29/04/2014
Auxiliar os pais a educar os filhos, com o objetivo de oferecer ferramentas que ajudem na formação das crianças. Focar os investimentos públicos no ensino da primeira infância e até mesmo no pré-natal. Discussões como essas, que vão além dos limites do espaço físico da escola, deram o tom dos Fóruns Estadão Brasil 2018 sobre educação, organizado em parceria com o Insper, centro de referência de geração de conhecimento nas áreas do ensino, administração, direito e engenharia, nas e de do instituto, na Vila Olímpia, zona sul de São Paulo.
Trata-se do primeiro de uma série de seis encontros que vão estimular a discussão analítica de temas importantes para a sociedade como segurança pública. Mobilidade urbana e saúde. “Numa época em que as informações são tantas, estabelecemos parceria com o centro de excelência de formação e de pesquisa, para promover um debate mais profundo”, disse Ricardo Gandur, diretor de conteúdo do Grupo Estado.

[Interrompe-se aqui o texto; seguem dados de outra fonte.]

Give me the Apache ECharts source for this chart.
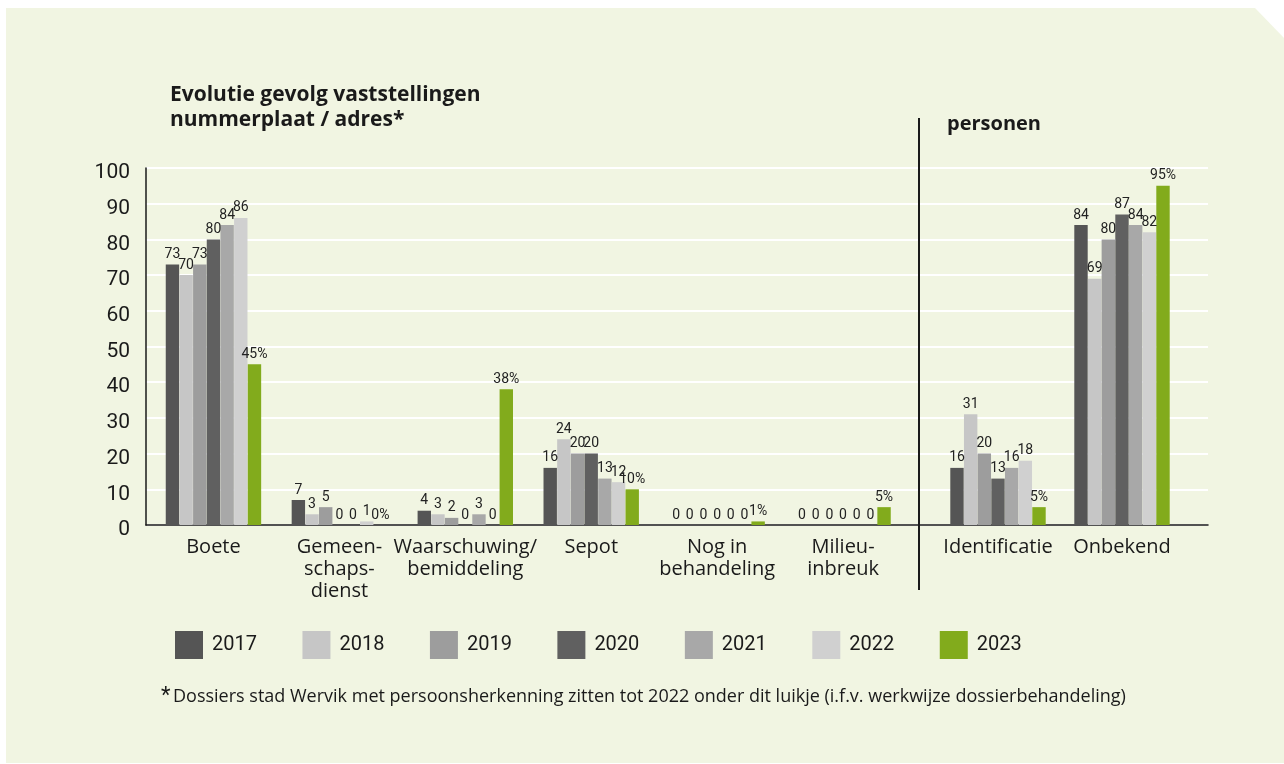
<!DOCTYPE html>
<html>
<head>
<meta charset="utf-8">
<script src="https://cdn.jsdelivr.net/npm/echarts@6/dist/echarts.min.js"></script>
<style>
html,body{margin:0;padding:0;background:#ffffff;}
#chart{width:1284px;height:764px;}
</style>
</head>
<body>
<div id="chart"></div>
<script>
// ---- data ----
var categoriesLeft = ['Boete', 'Gemeen-\nschaps-\ndienst', 'Waarschuwing/\nbemiddeling', 'Sepot', 'Nog in\nbehandeling', 'Milieu-\ninbreuk'];
var categoriesRight = ['Identificatie', 'Onbekend'];
var years = ['2017', '2018', '2019', '2020', '2021', '2022', '2023'];
var v2017 = [73, 7, 4, 16, 0, 0, 16, 84];
var v2018 = [70, 3, 3, 24, 0, 0, 31, 69];
var v2019 = [73, 5, 2, 20, 0, 0, 20, 80];
var v2020 = [80, 0, 0, 20, 0, 0, 13, 87];
var v2021 = [84, 0, 3, 13, 0, 0, 16, 84];
var v2022 = [86, 1, 0, 12, 0, 0, 18, 82];
var v2023 = [45, 0, 38, 10, 1, 5, 5, 95];
var yearValues = [v2017, v2018, v2019, v2020, v2021, v2022, v2023];
var colors = ['#555555', '#c6c6c6', '#9d9d9d', '#606060', '#a8a8a8', '#d0d0d0', '#82ab1c'];
var titleLeft = 'Evolutie gevolg vaststellingen\nnummerplaat / adres*';
var titleRight = 'personen';
var footnote = 'Dossiers stad Wervik met persoonsherkenning zitten tot 2022 onder dit luikje (i.f.v. werkwijze dossierbehandeling)';

var FONT = 'Roboto, "Noto Sans", sans-serif';
var FONT_W = '"Open Sans", Roboto, sans-serif';
var nLeft = categoriesLeft.length;

var series = [];
years.forEach(function (y, i) {
  var vals = yearValues[i];
  var isPct = (i === years.length - 1);
  var common = {
    name: y,
    type: 'bar',
    barWidth: 13.4,
    barGap: '2%',
    itemStyle: { color: colors[i] },
    label: {
      show: true, position: 'top', distance: 3,
      fontFamily: FONT, fontSize: 14, color: '#222222',
      formatter: isPct ? '{c}%' : '{c}'
    },
    emphasis: { disabled: true },
    animation: false
  };
  series.push(Object.assign({}, common, { xAxisIndex: 1, yAxisIndex: 1, data: vals.slice(0, nLeft) }));
  series.push(Object.assign({}, common, { xAxisIndex: 2, yAxisIndex: 2, data: vals.slice(nLeft) }));
});

var chart = echarts.init(document.getElementById('chart'), null, { renderer: 'canvas' });
var gridTop = 168, gridBottom = 764 - 525;

chart.setOption({
  animation: false,
  backgroundColor: '#ffffff',
  textStyle: { fontFamily: FONT },
  graphic: [
    { type: 'polygon', z: -10, silent: true,
      shape: { points: [[6, 8], [1255, 8], [1284, 38], [1284, 763], [6, 763]] },
      style: { fill: '#f1f5e2' } },
    { type: 'line', z: 10, silent: true,
      shape: { x1: 919, y1: 118, x2: 919, y2: 590 },
      style: { stroke: '#1a1a1a', lineWidth: 2 } },
    { type: 'text', left: 161, top: 685, z: 10,
      style: { text: '*', font: '22px Roboto, sans-serif', fill: '#1a1a1a' } },
    { type: 'text', left: 173, top: 688, z: 10,
      style: { text: footnote, font: '18px "Open Sans", Roboto, sans-serif', fill: '#1a1a1a' } }
  ],
  title: [
    { text: titleLeft, left: 165, top: 78,
      textStyle: { fontFamily: FONT_W, fontSize: 21, fontWeight: 'bold', color: '#1a1a1a', lineHeight: 25 } },
    { text: titleRight, left: 942, top: 109,
      textStyle: { fontFamily: FONT_W, fontSize: 20, fontWeight: 'bold', color: '#1a1a1a' } }
  ],
  legend: {
    left: 170, top: 626,
    itemWidth: 28, itemHeight: 28, itemGap: 45.5,
    icon: 'rect',
    data: years,
    selectedMode: false,
    textStyle: { fontFamily: FONT, fontSize: 20, color: '#1a1a1a', width: 50, padding: [0, 0, 0, 4] }
  },
  grid: [
    { left: 146, right: 1284 - 1208, top: gridTop, bottom: gridBottom },
    { left: 150.5, right: 1284 - 906, top: gridTop, bottom: gridBottom },
    { left: 936, right: 1284 - 1184, top: gridTop, bottom: gridBottom }
  ],
  xAxis: [
    { gridIndex: 0, type: 'category', data: [''],
      axisLine: { show: true, lineStyle: { color: '#1a1a1a', width: 1.5 } },
      axisTick: { show: false }, axisLabel: { show: false }, splitLine: { show: false } },
    { gridIndex: 1, type: 'category', data: categoriesLeft,
      axisLine: { show: false }, axisTick: { show: false },
      axisLabel: { fontFamily: FONT_W, fontSize: 20, color: '#1a1a1a', lineHeight: 22, margin: 11, interval: 0 } },
    { gridIndex: 2, type: 'category', data: categoriesRight,
      axisLine: { show: false }, axisTick: { show: false },
      axisLabel: { fontFamily: FONT_W, fontSize: 20, color: '#1a1a1a', lineHeight: 22, margin: 11, interval: 0 } }
  ],
  yAxis: [
    { gridIndex: 0, type: 'value', min: 0, max: 100, interval: 10,
      axisLine: { show: true, lineStyle: { color: '#1a1a1a', width: 1.5 } },
      axisTick: { show: false },
      axisLabel: { fontFamily: FONT, fontSize: 21, color: '#1a1a1a', margin: 16, verticalAlign: 'top', lineHeight: 10 },
      splitLine: { show: true, lineStyle: { color: '#ffffff', width: 2 } } },
    { gridIndex: 1, type: 'value', min: 0, max: 100, show: false, splitLine: { show: false } },
    { gridIndex: 2, type: 'value', min: 0, max: 100, show: false, splitLine: { show: false } }
  ],
  series: series
});
</script>
</body>
</html>
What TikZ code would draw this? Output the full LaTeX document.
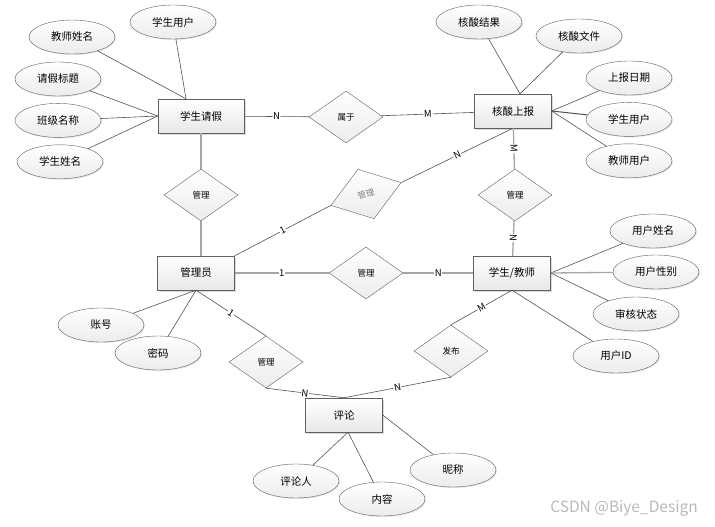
\documentclass[tikz,border=0pt]{standalone}
\usepackage{fontspec}
\setmainfont{Noto Sans CJK SC}
\usepackage{xcolor}
\usetikzlibrary{positioning, shapes.geometric, shadows}

\begin{document}
\begin{tikzpicture}[x = 1pt, y = -1pt, node distance = 7pt, font = \fontsize{10.5}{12}\selectfont]
    \tikzstyle{entity} = [rectangle, draw=gray!75!black, top color=white, bottom color=gray!18, minimum width=77pt, minimum height=34pt, inner sep=0pt, drop shadow={shadow xshift=1.5pt, shadow yshift=-1.5pt, opacity=0.3}];
    \tikzstyle{relation} = [diamond, draw=gray!75!black, top color=white, bottom color=gray!15, minimum width=74pt, minimum height=52pt, inner sep=0pt, font=\fontsize{8.5}{10}\selectfont];
    \tikzstyle{attr} = [ellipse, draw=gray!75!black, top color=white, bottom color=gray!15, minimum width=86pt, minimum height=34pt, inner sep=0pt, drop shadow={shadow xshift=1pt, shadow yshift=-1pt, opacity=0.2}];
    \tikzstyle{link} = [draw=gray!65!black, line width=0.6pt];
    \tikzstyle{heavy} = [draw=gray!70, line width=1.3pt];
    \tikzstyle{card} = [fill=white, inner sep=0.6pt, sloped, font=\fontsize{9.5}{10}\selectfont];

    \useasboundingbox (0, 0) rectangle (715, 527);

    % entities
    \node [entity, minimum width=86pt] (E0) at (201, 116) {学生请假};
    \node [entity] (E1) at (513, 111) {核酸上报};
    \node [entity] (E2) at (196, 273) {管理员};
    \node [entity] (E3) at (512, 273) {学生/教师};
    \node [entity] (E4) at (344, 415) {评论};

    % relations
    \node [relation] (R0) at (346, 117) {属于};
    \node [relation] (R1) at (201, 195) {管理};
    \node [relation] (R2) at (515, 195) {管理};
    \node [relation] (R3) at (366, 273) {管理};
    \node [relation, rotate=18, text=gray] (R4) at (366, 194) {管理};
    \node [relation] (R5) at (266, 362) {管理};
    \node [relation] (R6) at (451, 351) {发布};

    % attributes
    \node [attr] (A0) at (173, 22) {学生用户};
    \node [attr] (A1) at (72, 37) {教师姓名};
    \node [attr] (A2) at (58, 79) {请假标题};
    \node [attr, below = of A2] (A3) {班级名称};
    \node [attr, below = of A3, xshift=2pt] (A4) {学生姓名};

    \node [attr] (A5) at (479, 22) {核酸结果};
    \node [attr] (A6) at (579, 36) {核酸文件};
    \node [attr] (A7) at (629, 78) {上报日期};
    \node [attr, below = of A7] (A8) {学生用户};
    \node [attr, below = of A8] (A9) {教师用户};

    \node [attr] (A10) at (653, 231) {用户姓名};
    \node [attr] (A11) at (656, 272) {用户性别};
    \node [attr] (A12) at (636, 314) {审核状态};
    \node [attr] (A13) at (616, 356) {用户ID};

    \node [attr] (A14) at (101, 325) {账号};
    \node [attr] (A15) at (158, 353) {密码};

    \node [attr] (A16) at (296, 481) {评论人};
    \node [attr] (A17) at (382, 499) {内容};
    \node [attr] (A18) at (453, 470) {昵称};

    \node [text=gray!55, font=\fontsize{15.5}{16}\selectfont] (WM) at (624, 508) {CSDN @Biye\_Design};

    % relation links
    \draw [link] (E0) -- node [card] {N} (R0);
    \draw [link] (R0) -- node [card] {M} (E1);
    \draw [heavy] (E0) -- (R1);
    \draw [heavy] (R1.south) -- (R1.south |- E2.north);
    \draw [link] (E2.north east) -- node [card] {1} (R4.west);
    \draw [link] (R4.east) -- node [card] {N} (E1.south);
    \draw [heavy] (E1) -- node [card] {M} (R2);
    \draw [heavy] (R2) -- node [card] {N} (E3);
    \draw [heavy] (E2) -- node [card] {1} (R3);
    \draw [heavy] (R3) -- node [card] {N} (E3);
    \draw [link] (E2.south) -- node [card] {1} (R5.north);
    \draw [link] (R5.south) -- node [card] {N} (E4.north);
    \draw [link] (E3.south) -- node [card] {M} (R6.north);
    \draw [link] (R6.south) -- node [card] {N} (E4.north);

    % attribute links
    \draw [link] (A0) -- ([xshift=-15pt]E0.north);
    \draw [link] (A1) -- ([xshift=-15pt]E0.north);
    \draw [link] (A2) -- (E0.west);
    \draw [link] (A3) -- (E0.west);
    \draw [link] (A4) -- (E0.west);
    \draw [link] (A5) -- ([xshift=7pt]E1.north);
    \draw [link] (A6) -- ([xshift=7pt]E1.north);
    \draw [link] (A7) -- (E1.east);
    \draw [link, line width=1pt] (A8) -- (E1.east);
    \draw [link] (A9) -- (E1.east);
    \draw [link] (A10) -- (E3.east);
    \draw [heavy] (A11) -- (E3.east);
    \draw [link] (A12) -- (E3.east);
    \draw [link] (A13) -- (E3.south);
    \draw [link] (A14) -- (E2.south);
    \draw [link] (A15) -- (E2.south);
    \draw [link] (A16) -- ([xshift=4pt]E4.south);
    \draw [link] (A17) -- ([xshift=4pt]E4.south);
    \draw [link] (A18) -- (E4.east);
\end{tikzpicture}
\end{document}
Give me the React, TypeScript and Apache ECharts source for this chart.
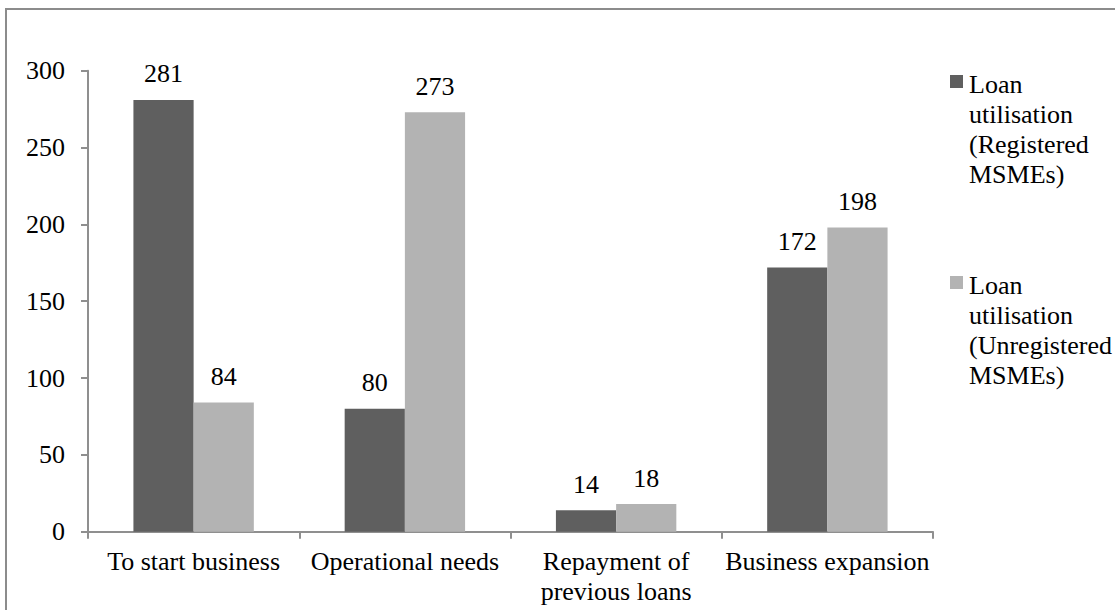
import React, { useEffect, useRef } from "react";
import * as echarts from "echarts";

const categories = [
  "To start business",
  "Operational needs",
  "Repayment of\nprevious loans",
  "Business expansion",
];
const seriesNames = [
  "Loan\nutilisation\n(Registered\nMSMEs)",
  "Loan\nutilisation\n(Unregistered\nMSMEs)",
];
const registered = [281, 80, 14, 172];
const unregistered = [84, 273, 18, 198];
const colors = ["#5f5f5f", "#b3b3b3"];

const FONT = "Liberation Serif, Times New Roman, serif";

export default function App() {
  const ref = useRef<HTMLDivElement>(null);

  useEffect(() => {
    if (!ref.current) return;
    const chart = echarts.init(ref.current, undefined, { renderer: "svg" });

    const labelStyle = {
      show: true,
      position: "top" as const,
      distance: 11,
      color: "#000",
      fontFamily: FONT,
      fontSize: 26,
      lineHeight: 30,
    };

    // legend drawn by hand so each swatch sits beside the first text line
    const legendTops = [69, 270];
    const legendGraphics: any[] = [];
    seriesNames.forEach((name, i) => {
      legendGraphics.push({
        type: "rect",
        shape: { x: 950, y: legendTops[i] + 6, width: 13, height: 13 },
        style: { fill: colors[i] },
      });
      legendGraphics.push({
        type: "text",
        x: 969,
        y: legendTops[i],
        style: {
          text: name,
          fontFamily: FONT,
          fontSize: 26,
          lineHeight: 30,
          fill: "#000",
          verticalAlign: "top",
        },
      });
    });

    chart.setOption({
      animation: false,
      backgroundColor: "#fff",
      textStyle: { fontFamily: FONT },
      grid: { left: 88, right: 182, top: 70.7, bottom: 78.3 },
      xAxis: {
        type: "category",
        data: categories,
        axisLine: { lineStyle: { color: "#8f8f8f", width: 2 } },
        axisTick: { show: true, length: 7, lineStyle: { color: "#8f8f8f", width: 2 } },
        axisLabel: {
          color: "#000",
          fontFamily: FONT,
          fontSize: 26,
          lineHeight: 30,
          margin: 15,
          interval: 0,
        },
      },
      yAxis: {
        type: "value",
        min: 0,
        max: 300,
        interval: 50,
        splitLine: { show: false },
        axisLine: { show: true, lineStyle: { color: "#8f8f8f", width: 2 } },
        axisTick: { show: true, length: 7, lineStyle: { color: "#8f8f8f", width: 2 } },
        axisLabel: {
          color: "#000",
          fontFamily: FONT,
          fontSize: 26,
          lineHeight: 30,
          margin: 23,
        },
      },
      series: [
        {
          type: "bar",
          name: seriesNames[0],
          data: registered,
          barGap: "0%",
          barCategoryGap: "43%",
          itemStyle: { color: colors[0] },
          label: labelStyle,
        },
        {
          type: "bar",
          name: seriesNames[1],
          data: unregistered,
          barGap: "0%",
          barCategoryGap: "43%",
          itemStyle: { color: colors[1] },
          label: labelStyle,
        },
      ],
      graphic: [
        {
          type: "rect",
          shape: { x: 6, y: 9, width: 1130, height: 640 },
          style: { fill: "none", stroke: "#8c8c8c", lineWidth: 2 },
        },
        ...legendGraphics,
      ],
    });

    return () => chart.dispose();
  }, []);

  return (
    <div
      ref={ref}
      style={{ position: "absolute", left: 0, top: 0, width: 1115, height: 610 }}
    />
  );
}
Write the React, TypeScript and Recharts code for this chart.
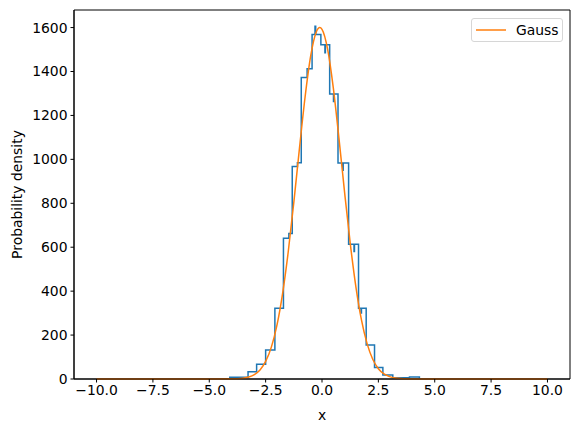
import React from 'react';
import { ComposedChart, Line, XAxis, YAxis, Legend, ReferenceArea, Label } from 'recharts';

// histogram bin edges and counts
const binEdges = [-4.09, -3.28, -2.9, -2.5, -2.09, -1.71, -1.47, -1.32, -1.09, -0.92, -0.66, -0.44, -0.31, -0.28, -0.05, 0.13, 0.15, 0.34, 0.51, 0.53, 0.71, 0.92, 0.94, 1.18, 1.42, 1.44, 1.62, 1.73, 1.75, 1.96, 2.33, 2.7, 3.14, 3.88, 4.32];
const binCounts = [8, 33, 67, 132, 322, 641, 662, 968, 985, 1373, 1412, 1568, 1606, 1568, 1522, 1485, 1522, 1298, 1263, 1298, 983, 950, 983, 614, 580, 614, 322, 300, 322, 155, 52, 18, 6, 9];

// gauss curve samples
const gaussX = [-10, -5, -4, -3.75, -3.5, -3.25, -3, -2.75, -2.5, -2.25, -2, -1.75, -1.5, -1.25, -1, -0.75, -0.5, -0.25, -0.1, 0, 0.25, 0.5, 0.75, 1, 1.25, 1.5, 1.75, 2, 2.25, 2.5, 2.75, 3, 3.25, 3.5, 3.75, 4, 5, 10];
const gaussY = [0, 0, 0.6, 1.6, 3.9, 9.1, 20, 41, 80, 144, 244, 388, 577, 804, 1050, 1284, 1472, 1581, 1600, 1592, 1501, 1327, 1098, 852, 620, 422, 269, 161, 90, 47, 23, 11, 4.6, 1.9, 0.7, 0.3, 0, 0];

const xTicks = [-10, -7.5, -5, -2.5, 0, 2.5, 5, 7.5, 10];
const yTicks = [0, 200, 400, 600, 800, 1000, 1200, 1400, 1600];

const histData = [
  { x: binEdges[0], y: 0 },
  ...binCounts.map((c, i) => ({ x: binEdges[i], y: c })),
  { x: binEdges[binEdges.length - 1], y: 0 },
];
const gaussData = gaussX.map((x, i) => ({ x, y: gaussY[i] }));

const fmtX = (v: number) => v.toFixed(1).replace('-', '\u2212');
const tickStyle = { fill: '#000', fontSize: 13.9, fontFamily: 'DejaVu Sans' };

function LegendBox() {
  return (
    <div style={{ border: '1px solid #d6d6d6', borderRadius: 3, background: '#fff', height: 22, display: 'flex', alignItems: 'center', fontFamily: 'DejaVu Sans', fontSize: 13.9, color: '#000' }}>
      <svg width={44} height={10}>
        <line x1={4} y1={5} x2={34} y2={5} stroke="#ff7f0e" strokeWidth={1.5} />
      </svg>
      <span style={{ lineHeight: '14px' }}>Gauss</span>
    </div>
  );
}

export default function App() {
  return (
    <div style={{ position: 'absolute', left: 0, top: 0, width: 580, height: 432, background: '#fff', fontFamily: 'DejaVu Sans' }}>
      <ComposedChart width={580} height={432} margin={{ top: 10, right: 10, bottom: 0, left: 0 }}>
        <XAxis
          dataKey="x"
          type="number"
          domain={[-11, 11]}
          ticks={xTicks}
          tickFormatter={fmtX}
          allowDuplicatedCategory={false}
          height={53}
          tickSize={3.5}
          tickMargin={3}
          tick={tickStyle}
          stroke="#000"
          tickLine={{ stroke: '#000' }}
        >
          <Label content={(p: any) => (
            <text x={p.viewBox.x + p.viewBox.width / 2} y={p.viewBox.y + 36} textAnchor="middle" dominantBaseline="central" fontSize={13.9} fontFamily="DejaVu Sans" fill="#000">x</text>
          )} />
        </XAxis>
        <YAxis
          type="number"
          domain={[0, 1680]}
          ticks={yTicks}
          width={74}
          tickSize={3.5}
          tickMargin={3}
          tick={tickStyle}
          stroke="#000"
          tickLine={{ stroke: '#000' }}
        >
          <Label content={(p: any) => {
            const cx = p.viewBox.x + p.viewBox.width - 57;
            const cy = p.viewBox.y + p.viewBox.height / 2;
            return (
              <text x={cx} y={cy} transform={`rotate(-90 ${cx} ${cy})`} textAnchor="middle" dominantBaseline="central" fontSize={13.9} fontFamily="DejaVu Sans" fill="#000">Probability density</text>
            );
          }} />
        </YAxis>
        <ReferenceArea x1={-11} x2={11} y1={0} y2={1680} stroke="#000" strokeWidth={1} fill="none" fillOpacity={0} />
        <Line data={histData} dataKey="y" type="stepAfter" stroke="#1f77b4" strokeWidth={1.5} dot={false} isAnimationActive={false} strokeLinejoin="miter" />
        <Line data={gaussData} dataKey="y" type="monotone" stroke="#ff7f0e" strokeWidth={1.5} dot={false} isAnimationActive={false} />
        <Legend
          layout="vertical"
          align="center"
          verticalAlign="middle"
          content={() => <LegendBox />}
          wrapperStyle={{ position: 'absolute', left: 471, top: 18, width: 92, height: 24 }}
        />
      </ComposedChart>
    </div>
  );
}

Foram duas mesas de debates, que contaram com uma plateia de 160 convidados. O primeiro encontro começou às 9h15 com a moderação de Marcos Lisboa, vice-presidente do Insper, que abriu o evento. Participaram os debatedores Daniel Santos, professor da Faculdade de Economia, Administração e Contabilidade de Ribeirão Preto (USP),o psicólogo João Batista Oliveira, fundador e presidente do Instituto Alfa e Beto, ONG geradora de políticas e práticas de educação que priorizam a alfabetização, e o psicólogo Ricardo Primi.
“O Brasil gastou menos, até os anos 1980, do que países como a Coreia, e usou esse dinheiro mal. Os indicadores de frequência na escola têm aumentado ao longo das últimas duas décadas, mas ainda há desafios”, disse Lisboa, logo de início. “Com a descentralização das verbas na educação, surgem iniciativas regionalizadas interessantes, mas que são pouco divulgadas. Isso porque não há monitoramento do que é feito no País. Há experiências e pesquisas que falam da importância de desenvolver o ensino não cognitivo, método usado no desenvolvimento das habilidades socioemocionais na pré-escola.”
Investimentos. O primeiro passo, proposto por João Batista Oliveira, é que a reflexão sobre o assunto não seja dominada só por interesses corporativos.“ Estamos em ano de eleição”,lembrou. “Mas precisamos resgatar o público, e o espaço público, para discutir a educação de fato.” Entre as ideias propostas, a de transferir verba do Fundo de Amparo ao Trabalhador (FAT), fundo especial ligado ao Ministério do Trabalho, para que os próprios pais cuidem melhor da educação dos filhos pequenos.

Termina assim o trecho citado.